Generosity of Spirit has been the rule, not the exception in the author community as I’ve experienced it. I have been privileged to see my name on lists of authors who have helped with other authors’ careers, and I want to make my own list, here.
At first, I was tempted to put our willingness to help one another down to the obvious–writers cannot stop talking about writing or they’d have to do it.
But that’s not all this is about, is it? Because I have a theory that every real writer starts out as a reader. And for them, books aren’t simply commodities that can be packaged and marketed like the latest celebrity perfume, using a hint of this. A touch of that. People like this color this year so why not use that on the box?
Every reader/writer wants books to be good.
Most important, every real writer wants to do the impossible: Write the book no one has ever written before, so brilliantly that it breaks all sales records, without being a commercial success, because ew. Amiright?
When writers talk ideas are born.
There’s no reason your ghost written-in-a-week novel, dressed up with a fabulous cover, stuffed with fifty backlist titles, can’t be good. But the statistical chances of it being as good as a novel by a proven author are unlikely.
Marketing those books, buying ads, generating sales is hard work. So is day trading, or running a Ponzi scheme. So is grinding Texas hold ’em in Vegas, don’t ever let anyone tell you the life of a professional gambler is easy. But buying a book someone wrote and putting your name (or a fake name that pays into your PayPal account) on it, has to be the ultimate delusion.
Books enlighten us, inform us, and direct our future actions. They create empathy for our fellow travelers on this planet, even if those people are not like us. They are own-voice stories, and fiction, and fantasy. They speak of faith, and ethics–of the possible dangers of rigorously applied morality or cutting edge science, because writers can make hard concepts easy to understand. They invite discourse. They challenge perception.
Like cameras, they kill fascists.
And in my experience, writers have preferred lifting their fellows quietly, relentlessly, and lovingly rather than attempt to gouge or steal or bully or set attack dogs on their colleagues.

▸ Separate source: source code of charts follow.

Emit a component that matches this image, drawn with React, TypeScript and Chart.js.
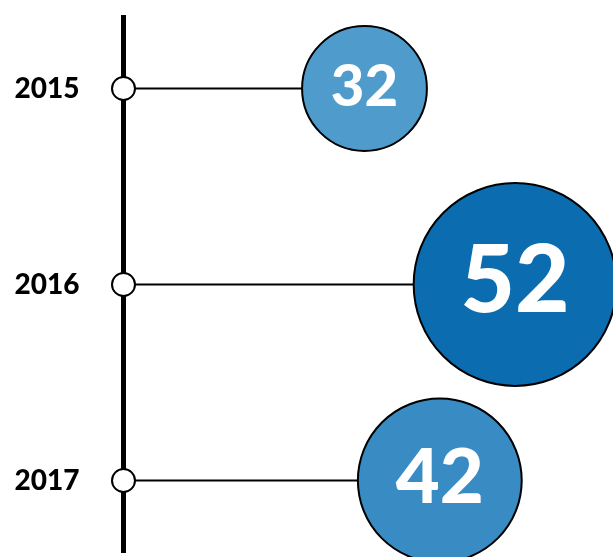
import React, { useEffect, useRef } from "react";
import { Chart, registerables } from "chart.js";

Chart.register(...registerables);

const years = ["2015", "2016", "2017"];
const values = [32, 52, 42];
const bubbleColors = ["#4f9bcb", "#0b6db0", "#388bc3"];

const X_MAX = 65;
const R_PER_UNIT = 0.259; // bubble radius, in x-axis units per value unit

function radiusFor(chart: any, v: number) {
  const xs = chart.scales.x;
  if (!xs) return 0;
  const d = xs.getPixelForValue(v) - xs.getPixelForValue(0);
  return isFinite(d) ? d * R_PER_UNIT : 0;
}

const bubbleLabels = {
  id: "bubbleLabels",
  afterDatasetsDraw(chart: any) {
    const meta = chart.getDatasetMeta(0);
    const ctx = chart.ctx;
    ctx.save();
    meta.data.forEach((el: any, i: number) => {
      const r = radiusFor(chart, values[i]);
      const size = Math.round(r * 0.93);
      ctx.font = `900 ${size}px Lato`;
      ctx.fillStyle = "#ffffff";
      ctx.textAlign = "center";
      ctx.textBaseline = "alphabetic";
      ctx.fillText(String(values[i]), el.x, el.y + r * 0.275);
    });
    ctx.restore();
  },
};

export default function App() {
  const ref = useRef<HTMLCanvasElement>(null);

  useEffect(() => {
    if (!ref.current) return;
    const connectorSets = values.map((v, i) => ({
      type: "line" as const,
      data: [
        { x: 0, y: i },
        { x: v, y: i },
      ],
      borderColor: "#000000",
      borderWidth: 2,
      pointRadius: 0,
      fill: false,
      order: 3,
      clip: false,
    }));
    const chart = new Chart(ref.current, {
      type: "scatter",
      data: {
        datasets: [
          {
            type: "scatter",
            data: values.map((v, i) => ({ x: v, y: i })),
            backgroundColor: bubbleColors,
            borderColor: "#000000",
            borderWidth: 2,
            pointRadius: (c: any) => radiusFor(c.chart, values[c.dataIndex]),
            pointHoverRadius: (c: any) => radiusFor(c.chart, values[c.dataIndex]),
            order: 2,
            clip: false,
          } as any,
          {
            type: "scatter",
            data: values.map((_, i) => ({ x: 0, y: i })),
            backgroundColor: "#ffffff",
            borderColor: "#000000",
            borderWidth: 2,
            pointRadius: 11.5,
            pointHoverRadius: 11.5,
            order: 1,
            clip: false,
          } as any,
          ...(connectorSets as any[]),
        ],
      },
      options: {
        animation: false,
        responsive: false,
        maintainAspectRatio: false,
        layout: { autoPadding: false, padding: { top: 17, bottom: 5, left: 0, right: 0 } },
        plugins: {
          legend: { display: false },
          tooltip: { enabled: false },
        },
        scales: {
          x: {
            type: "linear",
            min: 0,
            max: X_MAX,
            display: false,
          },
          y: {
            type: "linear",
            reverse: true,
            min: -0.365,
            max: 2.365,
            grid: { display: false, drawTicks: false },
            border: { display: true, color: "#000000", width: 5 },
            afterFit: (scale: any) => {
              scale.width = 123.5;
              scale.paddingTop = 0;
              scale.paddingBottom = 0;
            },
            afterBuildTicks: (scale: any) => {
              scale.ticks = years.map((_, i) => ({ value: i }));
            },
            ticks: {
              padding: 44,
              color: "#000000",
              font: { family: "Lato", weight: 900, size: 28 },
              callback: (v: any) => years[Number(v)] ?? "",
            },
          },
        },
      } as any,
      plugins: [bubbleLabels],
    });
    return () => chart.destroy();
  }, []);

  return (
    <div style={{ position: "absolute", left: 0, top: 0, width: 613, height: 557, background: "#ffffff" }}>
      <canvas ref={ref} width={613} height={557} style={{ display: "block" }} />
    </div>
  );
}
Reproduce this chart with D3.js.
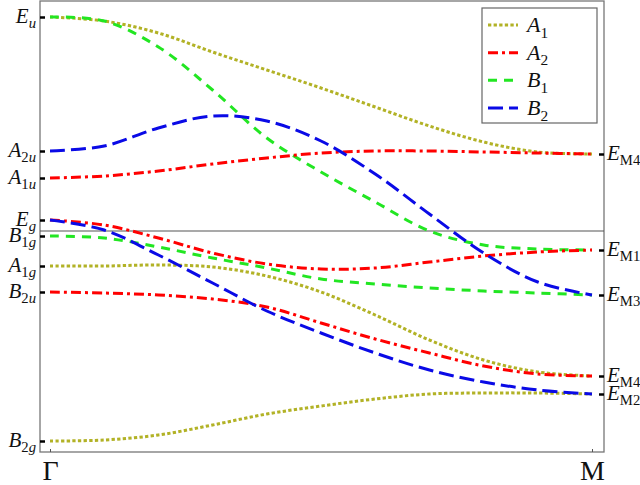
<!DOCTYPE html>
<html>
<head>
<meta charset="utf-8">
<script src="https://cdn.jsdelivr.net/npm/d3@7/dist/d3.min.js"></script>
<style>
body { margin: 0; background: #fff; }
text { font-family: "Liberation Serif", "DejaVu Serif", serif; }
</style>
</head>
<body>
<div id="chart"></div>
<script>
// k path from Gamma (0) to M (1)
var kPoints = [0, 0.1, 0.2, 0.3, 0.4, 0.5, 0.6, 0.7, 0.8, 0.9, 1];

// band energies (arbitrary units) read at each k point
var a1Upper = [435, 431, 419, 400, 382, 364, 345, 326, 310, 300, 298];
var a2Upper = [274, 276, 281, 288, 294, 299, 301, 301, 300, 299, 298];
var b1Upper = [435, 431, 405, 362, 314, 280, 250, 221, 207, 203, 202];
var b2Upper = [301, 306, 324, 336, 331, 311, 278, 238, 199, 170, 157];
var b2Lower = [232, 222, 197, 169, 141, 119, 99, 82, 70, 62, 58];
var a2Lower = [232, 227, 214, 199, 188, 183, 184, 190, 196, 200, 202];
var b1Lower = [216, 214, 205, 194, 184, 173, 168, 164, 161, 159, 157];
var a1Lower = [186, 186, 187, 185, 176, 160, 137, 112, 92, 80, 76];
var a2Bottom = [160, 159, 157, 153, 145, 129, 113, 99, 86, 78, 76];
var a1Bottom = [11, 12, 17, 27, 38, 46, 53, 58, 59, 59, 58];

var gammaLevels = [435, 301, 274, 232, 216, 186, 160, 11];
var gammaNames = ["E|u", "A|2u", "A|1u", "E|g", "B|1g", "A|1g", "B|2u", "B|2g"];
var mLevels = [298, 202, 157, 76, 58];
var mNames = ["E|M4", "E|M1", "E|M3", "E|M4", "E|M2"];
var gapLevel = 221;

var kLabels = ["Γ", "M"];
var legendNames = ["A|1", "A|2", "B|1", "B|2"];

var bands = [
    { sym: "A|1", values: a1Upper },
    { sym: "A|1", values: a1Lower },
    { sym: "A|1", values: a1Bottom },
    { sym: "B|1", values: b1Upper },
    { sym: "B|1", values: b1Lower },
    { sym: "A|2", values: a2Upper },
    { sym: "A|2", values: a2Lower },
    { sym: "A|2", values: a2Bottom },
    { sym: "B|2", values: b2Upper },
    { sym: "B|2", values: b2Lower }
];

var styles = {
    "A|1": { color: "#b2b226", dash: "3.3,2.3" },
    "A|2": { color: "#ff0000", dash: "10,4,3,4" },
    "B|1": { color: "#22e622", dash: "9,7" },
    "B|2": { color: "#0a0ae6", dash: "15,6" }
};

var width = 640, height = 485;
var frameLeft = 40, frameRight = 604, frameTop = 1, frameBottom = 452;

var svg = d3.select("#chart").append("svg")
    .attr("width", width)
    .attr("height", height);

var x = d3.scaleLinear().domain([0, 1]).range([50, 592]);
var y = d3.scaleLinear().domain([0, 451]).range([frameBottom, frameTop]);

// frame
svg.append("rect")
    .attr("x", frameLeft).attr("y", frameTop)
    .attr("width", frameRight - frameLeft).attr("height", frameBottom - frameTop)
    .attr("fill", "none").attr("stroke", "#777").attr("stroke-width", 1.3);

svg.append("line")
    .attr("x1", frameLeft).attr("x2", frameRight)
    .attr("y1", y(gapLevel)).attr("y2", y(gapLevel))
    .attr("stroke", "#555").attr("stroke-width", 1.2);

// bands
var line = d3.line()
    .x(function (d, i) { return x(kPoints[i]); })
    .y(function (d) { return y(d); })
    .curve(d3.curveCatmullRom.alpha(0.5));

svg.selectAll("path.band")
    .data(bands)
    .enter()
    .append("path")
    .attr("class", "band")
    .attr("fill", "none")
    .attr("stroke", function (d) { return styles[d.sym].color; })
    .attr("stroke-width", 3)
    .attr("stroke-dasharray", function (d) { return styles[d.sym].dash; })
    .attr("d", function (d) { return line(d.values); });

// math label: "A|2u" -> italic A, subscript 2u
function mathLabel(sel, name, size) {
    var parts = name.split("|");
    sel.append("tspan")
        .attr("font-style", "italic")
        .attr("font-size", size)
        .text(parts[0]);
    var first = true;
    parts[1].split("").forEach(function (ch) {
        var t = sel.append("tspan")
            .attr("font-size", size * 0.7)
            .attr("font-style", /[ug]/.test(ch) ? "italic" : "normal")
            .text(ch);
        if (first) { t.attr("dy", size * 0.25); first = false; }
    });
}

// left axis (Gamma levels)
var leftAxis = d3.axisLeft(y).tickValues(gammaLevels).tickSize(-5).tickFormat("");
var gl = svg.append("g").attr("transform", "translate(" + frameLeft + ",0)").call(leftAxis);
gl.select(".domain").remove();
gl.selectAll(".tick line").attr("stroke", "#000").attr("stroke-width", 2.5);

gammaLevels.forEach(function (v, i) {
    var t = svg.append("text")
        .attr("x", 36)
        .attr("y", y(v) + 6)
        .attr("text-anchor", "end")
        .attr("fill", "#111");
    mathLabel(t, gammaNames[i], 21);
});

// right axis (M levels)
var rightAxis = d3.axisRight(y).tickValues(mLevels).tickSize(-5).tickFormat("");
var gr = svg.append("g").attr("transform", "translate(" + frameRight + ",0)").call(rightAxis);
gr.select(".domain").remove();
gr.selectAll(".tick line").attr("stroke", "#000").attr("stroke-width", 2.5);

mLevels.forEach(function (v, i) {
    var t = svg.append("text")
        .attr("x", 607)
        .attr("y", y(v) + 6)
        .attr("fill", "#111");
    mathLabel(t, mNames[i], 21);
});

// bottom axis (k labels)
var bottomAxis = d3.axisBottom(x).tickValues([0, 1]).tickSize(-3)
    .tickFormat(function (d, i) { return kLabels[i]; });
var gb = svg.append("g").attr("transform", "translate(0," + frameBottom + ")").call(bottomAxis);
gb.select(".domain").remove();
gb.selectAll(".tick line").attr("stroke", "#555");
gb.selectAll(".tick text")
    .attr("y", 28)
    .attr("dy", 0)
    .attr("font-size", 28)
    .attr("font-family", "Liberation Serif, serif")
    .attr("fill", "#111");

// legend
var legend = svg.append("g");
legend.append("rect")
    .attr("x", 482).attr("y", 8)
    .attr("width", 115).attr("height", 115)
    .attr("fill", "#fff").attr("stroke", "#666").attr("stroke-width", 1.2);

var legendY = d3.scalePoint().domain(legendNames).range([25, 108]);

legendNames.forEach(function (name) {
    var ly = legendY(name);
    legend.append("line")
        .attr("x1", 488).attr("x2", 518)
        .attr("y1", ly).attr("y2", ly)
        .attr("stroke", styles[name].color)
        .attr("stroke-width", 3)
        .attr("stroke-dasharray", styles[name].dash);
    var t = legend.append("text")
        .attr("x", 527)
        .attr("y", ly + 7)
        .attr("fill", "#111");
    mathLabel(t, name, 22);
});
</script>
</body>
</html>
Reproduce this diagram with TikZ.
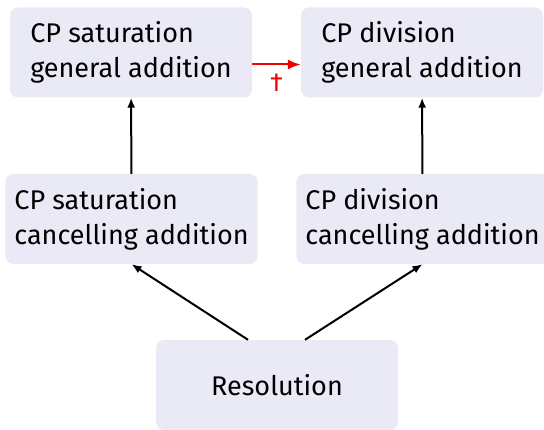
\documentclass[tikz,border=0pt]{standalone}
\usepackage{fontspec}
\setmainfont{Fira Sans}
\usetikzlibrary{arrows.meta,positioning}
\definecolor{lavender}{RGB}{234,234,246}
\definecolor{ink}{RGB}{0,0,0}
\definecolor{alarm}{RGB}{240,0,0}
\tikzset{
  >={Latex[length=10pt,width=8pt]},
  box/.style={fill=lavender,rounded corners=8pt,inner sep=9pt,
    minimum width=242pt,minimum height=90pt,align=left,
    font=\fontsize{27}{35}\selectfont},
  flow/.style={->,line width=2pt,draw=#1},
  flow/.default=ink,
  tag/.style={font=\fontsize{26}{30}\selectfont,text=alarm,inner sep=1pt},
}
\begin{document}
\begin{tikzpicture}[x=1pt,y=1pt]
  \useasboundingbox (0,0) rectangle (544,429);
  % upper row
  \node[box] (satgen) at (131,376.5) {CP saturation\\general addition};
  \node[box] (divgen) at (422,376.5) {CP division\\general addition};
  % middle row
  \node[box] (satcan) at (131.5,210) {CP saturation\\cancelling addition};
  \node[box] (divcan) at (422.5,210) {CP division\\cancelling addition};
  % base
  \node[box,align=center] (res) at (277,44) {Resolution};
  \draw[flow] (satcan) -- (satgen);
  \draw[flow] (divcan) -- (divgen);
  \draw[flow] ([xshift=-29pt]res.north) -- (satcan.south);
  \draw[flow] ([xshift=28pt]res.north) -- (divcan.south);
  \draw[flow=alarm,>={Latex[length=13pt,width=10pt]}] ([yshift=-12pt]satgen.east) -- ([yshift=-12pt]divgen.west)
    node[midway,below=8pt,tag] (nope) {†};
\end{tikzpicture}
\end{document}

Twenty people without whom I would not have a career*, are:
***I knew I’d forget important people. Edited to add the amazing Heidi C. and Marie S. who came into my life with Coffee and Porn (figuratively speaking.)
- Terry Black
- K.A. Mitchell
- Josh Lanyon
- LB Gregg
- James Buchanan
- Louisa Edwards
- Samantha Kane
- Deidre Knight
- Treva Harte
- Laura Baumbach
- Kris Jacen
- Belinda McBride
- Lynn Lorenz
- Heidi Cullinan
- Marie Sexton
- Damon Suede
- Caitlyn Willows
- Christopher Koehler
- Amy Lane
- Rhys Ford
- Louella Nelson
- Debra Holland
*Many more are not listed here as I gave myself a not so hard limit of ten… headdesk.